• **Records shown**

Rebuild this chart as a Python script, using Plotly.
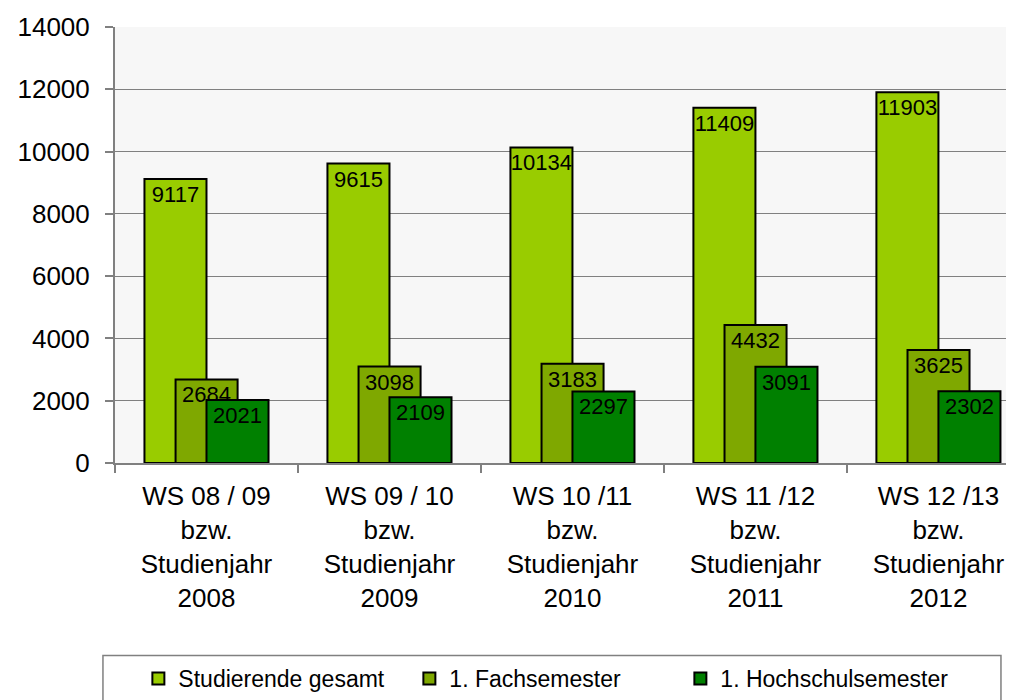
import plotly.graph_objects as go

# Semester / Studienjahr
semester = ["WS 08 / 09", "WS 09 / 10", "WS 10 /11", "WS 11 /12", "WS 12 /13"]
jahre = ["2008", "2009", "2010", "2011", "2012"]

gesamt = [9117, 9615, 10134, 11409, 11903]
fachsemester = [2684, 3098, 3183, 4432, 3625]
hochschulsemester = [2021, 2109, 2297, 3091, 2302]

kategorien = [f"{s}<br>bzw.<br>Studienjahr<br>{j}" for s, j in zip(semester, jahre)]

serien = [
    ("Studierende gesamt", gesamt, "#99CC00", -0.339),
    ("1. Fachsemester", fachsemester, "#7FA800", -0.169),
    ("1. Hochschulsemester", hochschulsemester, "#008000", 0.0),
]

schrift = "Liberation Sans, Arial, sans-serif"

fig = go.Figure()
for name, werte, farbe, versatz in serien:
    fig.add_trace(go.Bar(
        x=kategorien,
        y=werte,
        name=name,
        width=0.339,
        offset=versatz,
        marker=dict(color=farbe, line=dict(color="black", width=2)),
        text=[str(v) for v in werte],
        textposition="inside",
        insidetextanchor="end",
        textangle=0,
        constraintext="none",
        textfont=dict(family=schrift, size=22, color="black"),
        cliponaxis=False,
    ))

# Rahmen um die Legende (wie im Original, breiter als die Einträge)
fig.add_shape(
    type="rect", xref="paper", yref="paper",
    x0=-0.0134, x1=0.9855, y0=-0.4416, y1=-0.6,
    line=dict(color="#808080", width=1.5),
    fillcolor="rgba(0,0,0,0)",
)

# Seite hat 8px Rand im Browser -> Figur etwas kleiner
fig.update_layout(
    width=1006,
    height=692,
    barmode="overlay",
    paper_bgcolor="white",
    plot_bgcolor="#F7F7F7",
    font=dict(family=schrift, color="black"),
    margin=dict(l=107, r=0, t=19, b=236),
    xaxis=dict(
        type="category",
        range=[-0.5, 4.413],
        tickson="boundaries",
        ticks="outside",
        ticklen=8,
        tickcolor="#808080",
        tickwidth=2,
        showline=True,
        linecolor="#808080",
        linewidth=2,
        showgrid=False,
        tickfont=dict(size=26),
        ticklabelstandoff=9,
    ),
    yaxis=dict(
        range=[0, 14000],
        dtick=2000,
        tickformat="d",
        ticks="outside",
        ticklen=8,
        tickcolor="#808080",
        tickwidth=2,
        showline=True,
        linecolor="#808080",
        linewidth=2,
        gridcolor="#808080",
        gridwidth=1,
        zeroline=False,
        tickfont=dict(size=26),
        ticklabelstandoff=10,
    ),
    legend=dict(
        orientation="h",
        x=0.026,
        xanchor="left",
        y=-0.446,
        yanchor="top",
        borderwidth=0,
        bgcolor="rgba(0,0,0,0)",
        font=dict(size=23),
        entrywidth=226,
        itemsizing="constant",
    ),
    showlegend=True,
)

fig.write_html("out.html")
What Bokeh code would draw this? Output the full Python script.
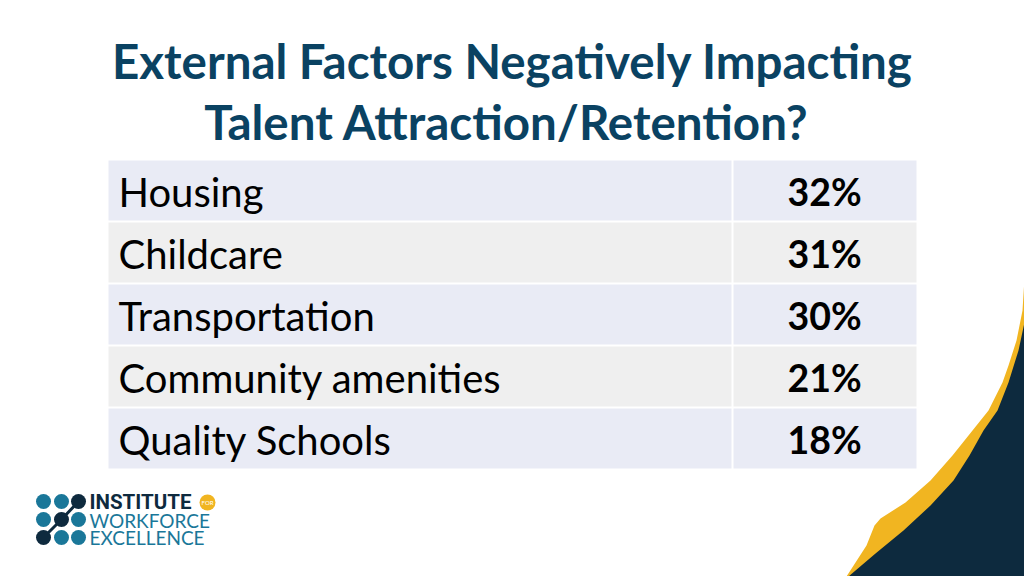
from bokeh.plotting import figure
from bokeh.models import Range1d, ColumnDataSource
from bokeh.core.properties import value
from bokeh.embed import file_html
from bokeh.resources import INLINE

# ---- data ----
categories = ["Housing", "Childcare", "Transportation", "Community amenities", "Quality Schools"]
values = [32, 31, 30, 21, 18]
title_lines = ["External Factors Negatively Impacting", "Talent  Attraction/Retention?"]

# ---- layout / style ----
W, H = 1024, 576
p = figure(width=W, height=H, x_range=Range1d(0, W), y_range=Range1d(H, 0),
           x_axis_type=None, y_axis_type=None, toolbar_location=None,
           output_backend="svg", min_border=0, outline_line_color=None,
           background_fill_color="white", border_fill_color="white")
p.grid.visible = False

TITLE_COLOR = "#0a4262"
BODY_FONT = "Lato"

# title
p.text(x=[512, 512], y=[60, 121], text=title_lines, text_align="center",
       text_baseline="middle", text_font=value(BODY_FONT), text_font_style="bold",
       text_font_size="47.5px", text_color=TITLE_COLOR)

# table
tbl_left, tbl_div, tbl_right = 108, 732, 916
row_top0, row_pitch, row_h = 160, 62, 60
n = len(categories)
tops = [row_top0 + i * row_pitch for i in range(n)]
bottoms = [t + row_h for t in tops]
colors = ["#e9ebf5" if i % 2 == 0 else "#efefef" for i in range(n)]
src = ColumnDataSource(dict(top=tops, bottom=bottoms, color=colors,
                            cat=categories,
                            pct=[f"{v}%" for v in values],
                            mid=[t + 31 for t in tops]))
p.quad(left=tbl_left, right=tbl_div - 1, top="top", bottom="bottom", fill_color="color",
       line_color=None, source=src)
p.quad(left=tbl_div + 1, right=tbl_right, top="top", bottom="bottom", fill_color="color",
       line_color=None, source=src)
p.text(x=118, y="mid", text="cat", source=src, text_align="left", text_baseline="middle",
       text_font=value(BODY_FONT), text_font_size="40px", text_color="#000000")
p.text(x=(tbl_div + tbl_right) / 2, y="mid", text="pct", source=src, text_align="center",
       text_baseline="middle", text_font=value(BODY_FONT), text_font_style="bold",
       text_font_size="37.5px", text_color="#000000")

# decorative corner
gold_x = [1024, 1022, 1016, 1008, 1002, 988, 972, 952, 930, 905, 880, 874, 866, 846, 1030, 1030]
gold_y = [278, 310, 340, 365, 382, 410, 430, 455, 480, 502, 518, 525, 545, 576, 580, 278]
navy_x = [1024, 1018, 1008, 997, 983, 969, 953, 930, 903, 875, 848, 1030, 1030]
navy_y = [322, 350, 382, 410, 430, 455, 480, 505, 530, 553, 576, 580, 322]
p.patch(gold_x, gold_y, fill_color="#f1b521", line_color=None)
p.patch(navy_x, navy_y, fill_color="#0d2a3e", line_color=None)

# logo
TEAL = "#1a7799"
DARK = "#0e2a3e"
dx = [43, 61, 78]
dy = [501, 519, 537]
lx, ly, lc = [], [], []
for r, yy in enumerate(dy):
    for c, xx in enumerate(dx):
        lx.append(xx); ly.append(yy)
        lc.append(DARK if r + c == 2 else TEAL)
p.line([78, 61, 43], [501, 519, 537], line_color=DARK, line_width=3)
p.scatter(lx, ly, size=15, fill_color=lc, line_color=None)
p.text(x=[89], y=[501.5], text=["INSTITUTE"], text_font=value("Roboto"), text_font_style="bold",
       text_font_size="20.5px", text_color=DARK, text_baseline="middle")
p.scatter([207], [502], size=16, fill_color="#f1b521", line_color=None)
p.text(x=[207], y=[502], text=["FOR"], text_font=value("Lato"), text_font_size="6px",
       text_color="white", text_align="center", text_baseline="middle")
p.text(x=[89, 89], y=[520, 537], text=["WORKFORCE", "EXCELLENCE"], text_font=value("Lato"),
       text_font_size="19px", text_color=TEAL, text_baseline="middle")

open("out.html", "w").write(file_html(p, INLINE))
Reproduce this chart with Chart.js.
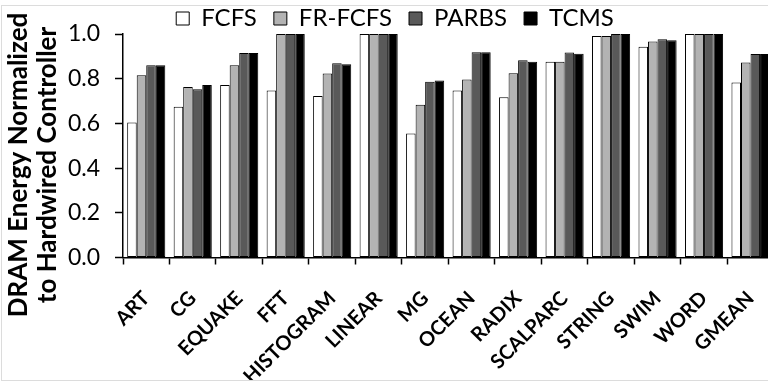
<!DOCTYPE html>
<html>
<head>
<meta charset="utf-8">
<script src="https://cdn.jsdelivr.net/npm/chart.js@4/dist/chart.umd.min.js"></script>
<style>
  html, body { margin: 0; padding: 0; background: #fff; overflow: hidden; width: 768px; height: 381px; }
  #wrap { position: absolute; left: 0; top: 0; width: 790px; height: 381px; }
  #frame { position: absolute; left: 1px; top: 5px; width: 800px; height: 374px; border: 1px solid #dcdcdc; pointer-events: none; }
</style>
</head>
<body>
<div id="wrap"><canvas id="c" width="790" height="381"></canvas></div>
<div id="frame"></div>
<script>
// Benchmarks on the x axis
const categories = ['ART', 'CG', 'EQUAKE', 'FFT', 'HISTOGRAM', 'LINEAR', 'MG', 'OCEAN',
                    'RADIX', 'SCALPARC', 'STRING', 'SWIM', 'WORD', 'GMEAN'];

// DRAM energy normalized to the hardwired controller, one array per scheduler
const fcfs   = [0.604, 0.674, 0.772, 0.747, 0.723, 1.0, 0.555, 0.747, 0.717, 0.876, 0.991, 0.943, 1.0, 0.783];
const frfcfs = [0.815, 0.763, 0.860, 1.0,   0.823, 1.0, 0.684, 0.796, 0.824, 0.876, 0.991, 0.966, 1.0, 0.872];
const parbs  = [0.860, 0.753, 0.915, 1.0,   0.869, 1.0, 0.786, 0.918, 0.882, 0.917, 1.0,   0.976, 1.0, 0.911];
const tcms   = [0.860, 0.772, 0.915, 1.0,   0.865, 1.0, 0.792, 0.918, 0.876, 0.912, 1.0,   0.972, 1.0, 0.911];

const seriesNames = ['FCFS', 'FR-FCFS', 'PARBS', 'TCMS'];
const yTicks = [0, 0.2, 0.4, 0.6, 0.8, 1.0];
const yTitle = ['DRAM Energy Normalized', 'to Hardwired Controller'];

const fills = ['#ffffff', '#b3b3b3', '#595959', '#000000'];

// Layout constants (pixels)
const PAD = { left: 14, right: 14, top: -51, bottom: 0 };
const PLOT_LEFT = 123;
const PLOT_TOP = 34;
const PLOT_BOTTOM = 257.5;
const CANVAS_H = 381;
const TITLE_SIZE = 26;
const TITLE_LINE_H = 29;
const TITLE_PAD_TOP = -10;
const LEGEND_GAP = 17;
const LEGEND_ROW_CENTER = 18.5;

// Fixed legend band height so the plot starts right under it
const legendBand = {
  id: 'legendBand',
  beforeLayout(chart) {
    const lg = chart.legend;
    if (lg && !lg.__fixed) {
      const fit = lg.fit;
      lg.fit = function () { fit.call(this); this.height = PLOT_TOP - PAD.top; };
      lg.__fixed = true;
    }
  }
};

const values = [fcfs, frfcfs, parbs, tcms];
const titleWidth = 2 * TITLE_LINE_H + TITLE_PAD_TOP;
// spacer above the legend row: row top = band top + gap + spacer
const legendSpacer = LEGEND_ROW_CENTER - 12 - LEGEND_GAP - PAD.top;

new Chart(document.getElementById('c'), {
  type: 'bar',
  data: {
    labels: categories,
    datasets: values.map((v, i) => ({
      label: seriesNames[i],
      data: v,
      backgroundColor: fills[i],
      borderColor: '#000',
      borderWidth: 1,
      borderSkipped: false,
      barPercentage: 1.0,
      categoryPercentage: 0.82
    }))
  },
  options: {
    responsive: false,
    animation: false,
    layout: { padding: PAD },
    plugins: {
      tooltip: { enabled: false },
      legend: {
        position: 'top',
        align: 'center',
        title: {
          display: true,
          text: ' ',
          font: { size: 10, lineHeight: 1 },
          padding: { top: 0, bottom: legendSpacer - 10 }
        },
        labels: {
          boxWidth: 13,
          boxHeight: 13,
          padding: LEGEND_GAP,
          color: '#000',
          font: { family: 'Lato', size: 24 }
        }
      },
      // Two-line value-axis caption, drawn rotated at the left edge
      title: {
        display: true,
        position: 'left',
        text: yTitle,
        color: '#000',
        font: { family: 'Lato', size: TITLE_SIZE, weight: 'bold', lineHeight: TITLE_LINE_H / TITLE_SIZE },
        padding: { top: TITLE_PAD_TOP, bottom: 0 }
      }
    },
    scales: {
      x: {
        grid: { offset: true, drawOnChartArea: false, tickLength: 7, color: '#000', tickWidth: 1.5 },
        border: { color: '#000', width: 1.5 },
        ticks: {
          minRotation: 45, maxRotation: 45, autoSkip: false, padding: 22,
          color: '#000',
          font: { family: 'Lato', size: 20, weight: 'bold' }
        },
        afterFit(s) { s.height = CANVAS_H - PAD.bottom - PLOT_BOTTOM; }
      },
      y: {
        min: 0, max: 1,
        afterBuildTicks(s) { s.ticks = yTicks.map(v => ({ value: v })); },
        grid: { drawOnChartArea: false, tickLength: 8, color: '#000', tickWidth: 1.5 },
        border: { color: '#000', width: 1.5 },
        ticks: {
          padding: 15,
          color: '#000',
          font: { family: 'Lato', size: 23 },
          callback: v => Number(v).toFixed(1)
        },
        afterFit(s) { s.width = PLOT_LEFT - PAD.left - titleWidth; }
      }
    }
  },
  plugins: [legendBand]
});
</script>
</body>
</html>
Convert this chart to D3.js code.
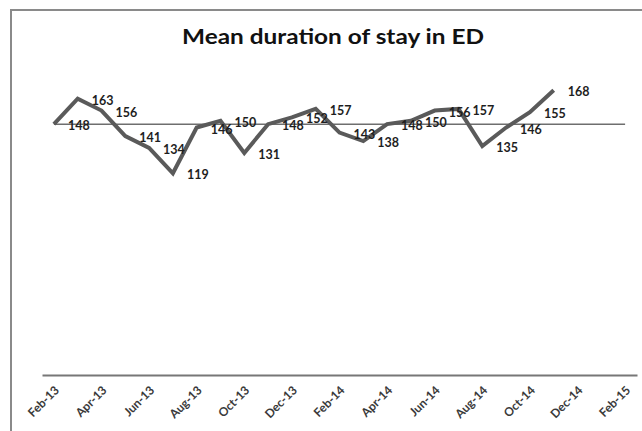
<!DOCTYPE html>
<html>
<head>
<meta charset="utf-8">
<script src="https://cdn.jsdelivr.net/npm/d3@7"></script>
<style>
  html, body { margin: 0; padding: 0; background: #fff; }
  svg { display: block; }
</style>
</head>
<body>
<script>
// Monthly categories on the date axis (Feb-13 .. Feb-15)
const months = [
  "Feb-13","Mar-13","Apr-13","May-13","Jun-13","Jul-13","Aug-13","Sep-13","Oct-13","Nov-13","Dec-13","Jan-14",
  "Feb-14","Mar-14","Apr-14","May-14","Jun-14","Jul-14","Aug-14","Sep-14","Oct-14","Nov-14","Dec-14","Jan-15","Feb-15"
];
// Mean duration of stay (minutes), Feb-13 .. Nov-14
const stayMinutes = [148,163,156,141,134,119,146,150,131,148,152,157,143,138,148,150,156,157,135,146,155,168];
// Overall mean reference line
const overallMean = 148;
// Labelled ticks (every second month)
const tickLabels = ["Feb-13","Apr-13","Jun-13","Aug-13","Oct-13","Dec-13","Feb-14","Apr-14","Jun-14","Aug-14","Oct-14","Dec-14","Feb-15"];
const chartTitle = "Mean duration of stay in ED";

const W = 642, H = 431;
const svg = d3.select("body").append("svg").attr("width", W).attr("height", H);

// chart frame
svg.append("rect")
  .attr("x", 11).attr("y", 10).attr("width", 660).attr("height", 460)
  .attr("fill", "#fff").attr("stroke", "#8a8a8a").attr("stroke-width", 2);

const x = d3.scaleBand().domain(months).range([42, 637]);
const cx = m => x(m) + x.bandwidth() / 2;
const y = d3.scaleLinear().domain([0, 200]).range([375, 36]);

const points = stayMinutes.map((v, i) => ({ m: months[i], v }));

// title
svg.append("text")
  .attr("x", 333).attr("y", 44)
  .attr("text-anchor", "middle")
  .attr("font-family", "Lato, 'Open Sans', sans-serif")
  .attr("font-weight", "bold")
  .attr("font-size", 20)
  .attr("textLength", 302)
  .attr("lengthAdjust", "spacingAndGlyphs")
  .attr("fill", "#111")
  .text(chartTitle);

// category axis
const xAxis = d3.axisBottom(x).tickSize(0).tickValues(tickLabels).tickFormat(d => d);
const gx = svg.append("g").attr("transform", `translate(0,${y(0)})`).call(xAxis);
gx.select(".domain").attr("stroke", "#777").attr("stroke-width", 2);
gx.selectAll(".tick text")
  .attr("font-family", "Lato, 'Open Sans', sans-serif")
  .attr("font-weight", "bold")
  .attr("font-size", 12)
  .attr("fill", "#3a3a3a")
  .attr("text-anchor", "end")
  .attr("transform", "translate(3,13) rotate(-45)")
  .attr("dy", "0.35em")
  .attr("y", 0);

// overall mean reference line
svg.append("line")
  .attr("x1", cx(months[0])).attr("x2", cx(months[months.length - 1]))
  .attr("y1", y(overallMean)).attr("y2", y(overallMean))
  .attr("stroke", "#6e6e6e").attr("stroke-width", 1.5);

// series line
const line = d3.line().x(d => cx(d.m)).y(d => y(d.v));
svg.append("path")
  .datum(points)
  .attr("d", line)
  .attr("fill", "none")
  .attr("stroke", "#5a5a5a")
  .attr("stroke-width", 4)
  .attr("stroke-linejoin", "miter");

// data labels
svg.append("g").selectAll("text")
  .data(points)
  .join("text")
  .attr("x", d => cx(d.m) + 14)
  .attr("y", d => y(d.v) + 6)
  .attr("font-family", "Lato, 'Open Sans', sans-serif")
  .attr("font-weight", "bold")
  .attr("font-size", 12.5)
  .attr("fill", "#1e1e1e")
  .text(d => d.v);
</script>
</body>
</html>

• **Exercise brief**
Reproduce only the lines from the beginning of the data through the line that contains "in zip(semester, jahre)]", both included, and please drop the pictures.

• **Solved problem**
Rebuild this chart as a Python script, using Plotly.
import plotly.graph_objects as go

# Semester / Studienjahr
semester = ["WS 08 / 09", "WS 09 / 10", "WS 10 /11", "WS 11 /12", "WS 12 /13"]
jahre = ["2008", "2009", "2010", "2011", "2012"]

gesamt = [9117, 9615, 10134, 11409, 11903]
fachsemester = [2684, 3098, 3183, 4432, 3625]
hochschulsemester = [2021, 2109, 2297, 3091, 2302]

kategorien = [f"{s}<br>bzw.<br>Studienjahr<br>{j}" for s, j in zip(semester, jahre)]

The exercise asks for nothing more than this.